Find the Smallest Angle for sin theta+5cos theta=4 | Trigonometric Equation Help

[wadcock]

Can anyone help with this trig question,

Determine the smallest angle in degrees such that sin theta+5cos theta=4

Iknow i need to use the quadratic formula but really stuck on it.

 

[MarkFL]

I would likely use a linear combination identity to rewrite the equation as:

\(\displaystyle \sqrt{26}\sin\left(\theta+\arctan(5)\right)=4\)

Can you proceed?

 

[Greg]

Alternatively,

\(\displaystyle \sin\!\theta+5\cos\!\theta=4\)

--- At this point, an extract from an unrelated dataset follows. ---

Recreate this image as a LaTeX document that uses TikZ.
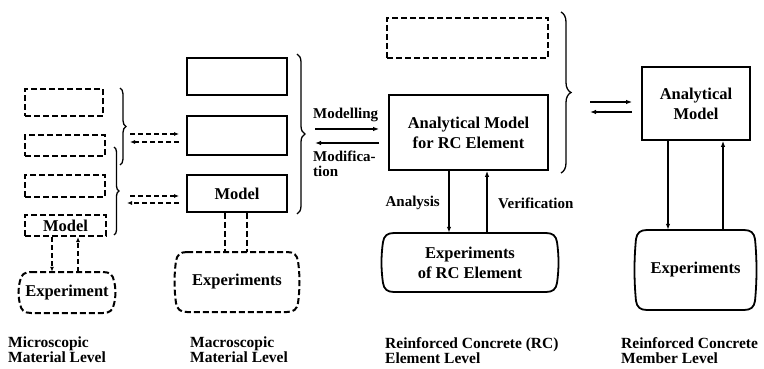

There is no solution when \(\displaystyle \cos\!\theta=0\) so we may divide both sides by \(\displaystyle \cos\!\theta\):

\(\displaystyle \tan\!\theta+5=4\sec\!\theta\)

Square both sides:

\(\displaystyle \tan^2\!\theta+10\tan\!\theta+25=16\sec^2\!\theta\)

Using the identity \(\displaystyle \sec^2\!\theta=\tan^2\!\theta+1\) and rearranging we have

\(\displaystyle 15\tan^2\!\theta-10\tan\!\theta-9=0\)

 

[Prove It]

Alternatively,

\(\displaystyle \sin\!\theta+5\cos\!\theta=4\)

There is no solution when \(\displaystyle \cos\!\theta=0\) so we may divide both sides by \(\displaystyle \cos\!\theta\):

\(\displaystyle \tan\!\theta+5=4\sec\!\theta\)

Square both sides:

\(\displaystyle \tan^2\!\theta+10\tan\!\theta+25=16\sec^2\!\theta\)

Using the identity \(\displaystyle \sec^2\!\theta=\tan^2\!\theta+1\) and rearranging we have

\(\displaystyle 15\tan^2\!\theta-10\tan\!\theta-9=0\)

You can use this approach without dividing...

$\displaystyle \begin{align*} \sin{ \left( \theta \right) } + 5\cos{ \left( \theta \right) } &= 4 \\ 5\cos{ \left( \theta \right) } &= 4 - \sin{ \left( \theta \right) } \\ \left[ 5\cos{ \left( \theta \right) } \right] ^2 &= \left[ 4 - \sin{ \left( \theta \right) } \right] ^2 \\ 25\cos^2{ \left( \theta \right) } &= 16 - 8\sin{ \left( \theta \right) } + \sin^2{ \left( \theta \right) } \\ 25 \left[ 1 - \sin^2{ \left( \theta \right) } \right] &= 16 - 8\sin{ \left( \theta \right) } + \sin^2{ \left( \theta \right) } \\ 25 - 25\sin^2{ \left( \theta \right)} &= 16 - 8\sin{ \left( \theta \right) } + \sin^2{ \left( \theta \right) } \\ 0 &= 26\sin^2{ \left( \theta \right) } - 8\sin{ \left( \theta \right) } - 9 \end{align*}$

and you can now solve this quadratic equation.